Honestly, authorities must be strong on private schools that do not employ qualified hands (because they pay them peanuts) as this contributes in No Small measure to the falling standard of Education. Sustainable development Goal No. 4 pledges to “ensure inclusive and equitable quality education and promote lifelong learning opportunities for all”. Therefore, the authority must not falter in ensuring that SDG No. 4 is achieved. By now, we might have realized how tasking it was to establish a state University of Education, but we could still address the issue at stake ___ quantity and quality of teachers and other related matters. If Governments at various level could address the teachers’ welfare as at when due, have the widow’s mite of Paying Teachers’ Salary Scale (TSS) which guarantees 20% increase on Basic salary, making available at least 26% of the annual budget to the education sector and spending same purely on activities that directly involve teaching and learning.

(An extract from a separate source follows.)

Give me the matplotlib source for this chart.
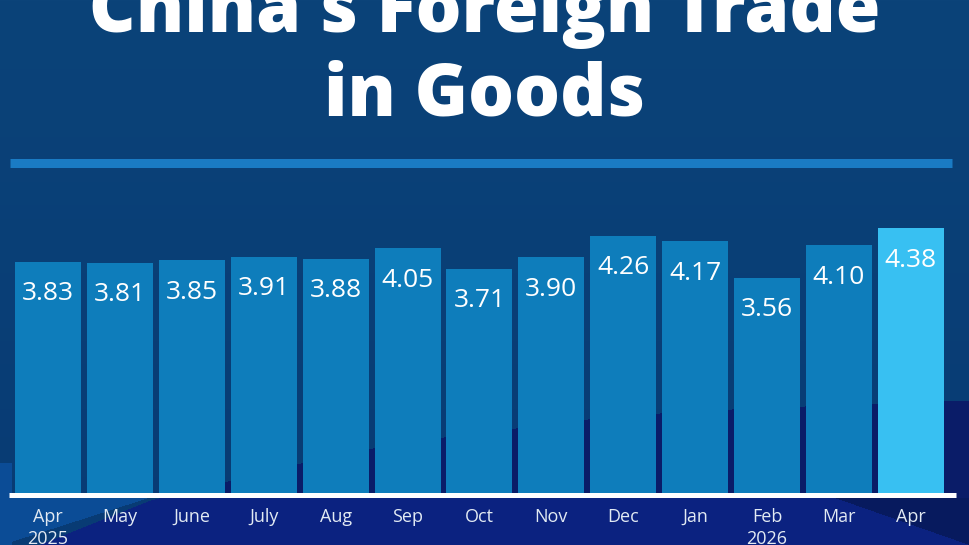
import numpy as np
import matplotlib
matplotlib.use("Agg")
import matplotlib.pyplot as plt
import matplotlib.transforms as mtransforms

# ---- data ----
months = ["Apr\n2025", "May", "June", "July", "Aug", "Sep", "Oct", "Nov",
          "Dec", "Jan", "Feb\n2026", "Mar", "Apr"]
values = [3.83, 3.81, 3.85, 3.91, 3.88, 4.05, 3.71, 3.90, 4.26, 4.17, 3.56, 4.10, 4.38]
title_lines = ["China's Foreign Trade", "in Goods"]

W, H = 969, 545
fig = plt.figure(figsize=(W / 100, H / 100), dpi=100)

# ---- background (pixel space) ----
bg = fig.add_axes([0, 0, 1, 1])
bg.set_axis_off()
yy, xx = np.mgrid[0:H, 0:W].astype(float)
top = np.array([0x0b, 0x43, 0x79]) / 255
bot = np.array([0x08, 0x3b, 0x74]) / 255
t = (yy / H)[..., None]
img = top * (1 - t) + bot * t
bx = [0, 150, 300, 372, 443, 515, 587, 659, 750, 969]
by = [560, 500, 463, 448, 437, 428, 419, 413, 408, 400]
bound = np.interp(xx, bx, by)
navy_hi = np.array([0x0a, 0x1c, 0x68]) / 255
navy_lo = np.array([0x0b, 0x22, 0x80]) / 255
img[(yy > bound) & (yy <= 497)] = navy_hi
img[(yy > bound) & (yy > 497)] = navy_lo
light = np.array([0x0b, 0x4c, 0x96]) / 255
lmask = ((yy > 462) & (xx < 12)) | ((yy > 497) & (xx < 150 * (545 - yy) / 48))
img[lmask] = light
dark = np.array([0x07, 0x1a, 0x5e]) / 255
dmask = (yy > 497) & (yy < 497 + (xx - 833) * 0.35)
img[dmask] = dark
bg.imshow(img, extent=(0, W, H, 0), aspect="auto", interpolation="bilinear")
bg.set_xlim(0, W)
bg.set_ylim(H, 0)

# ---- chart axes ----
ax = fig.add_axes([0, 0, 1, 1])
ax.set_axis_off()
ax.patch.set_alpha(0)
pitch = 71.9
x0 = -48 / pitch
ax.set_xlim(x0, x0 + W / pitch)
scale = 60.4
y0 = -(H - 493) / scale
ax.set_ylim(y0, y0 + H / scale)

x = np.arange(len(values))
colors = ["#0e7dbb"] * (len(values) - 1) + ["#38c0f2"]
ax.bar(x, values, width=66 / pitch, color=colors, zorder=2)

for xi, v in zip(x, values):
    ax.annotate(f"{v:.2f}", (xi, v), xytext=(0, -32 * 0.72), textcoords="offset points",
                ha="center", va="center", color="white", fontsize=19,
                family="Open Sans", zorder=3)

# baseline
ax.plot([(9 - 48) / pitch, (956 - 48) / pitch], [-2 / scale, -2 / scale],
        color="white", lw=3.6, solid_capstyle="butt", zorder=4)

# x labels
trans = mtransforms.blended_transform_factory(ax.transData, fig.transFigure)
for xi, m in zip(x, months):
    ax.text(xi, 1 - 508 / H, m, transform=trans, ha="center", va="top",
            color="#e2eaf3", fontsize=13, family="Open Sans", fontweight="medium",
            linespacing=1.3)

# title and rule
fig.text(0.5, 1 - 32 / H, title_lines[0], ha="center", va="baseline",
         color="white", fontsize=52, family="Open Sans", fontweight="heavy")
fig.text(0.5, 1 - 115 / H, title_lines[1], ha="center", va="baseline",
         color="white", fontsize=52, family="Open Sans", fontweight="heavy")
bg.plot([10, 952], [162.5, 162.5], color="#1a7bc4", lw=6.5, solid_capstyle="butt")

fig.savefig("out.png", dpi=100)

But, suppose government was able to address the above, there is still this menace of school children kidnapping_ of recent was the Igbonla Model College in Epe Area of Lagos State. Six (6) students of the college namely, Peter Jonah, Isaq Rahmon, Adebayo George, Judah Agbamu, Pelum Philips and Farouq Yusuf were kidnapped. The kidnapers demanded for ransom money of one billion naira for the release of the students that were in their captivity since May 24th, 2017 (nearly two months).  Nigerian government needs to quickly tackle the issue head on, if at all we still need to get those more than 13 Million Children back to school – who knows whether these kidnappers ravaging the nooks and corners of the country are also part of the over 13 million children that Minister of education Adamu Adamu said were out of school…or is it the case of what goes round, comes around.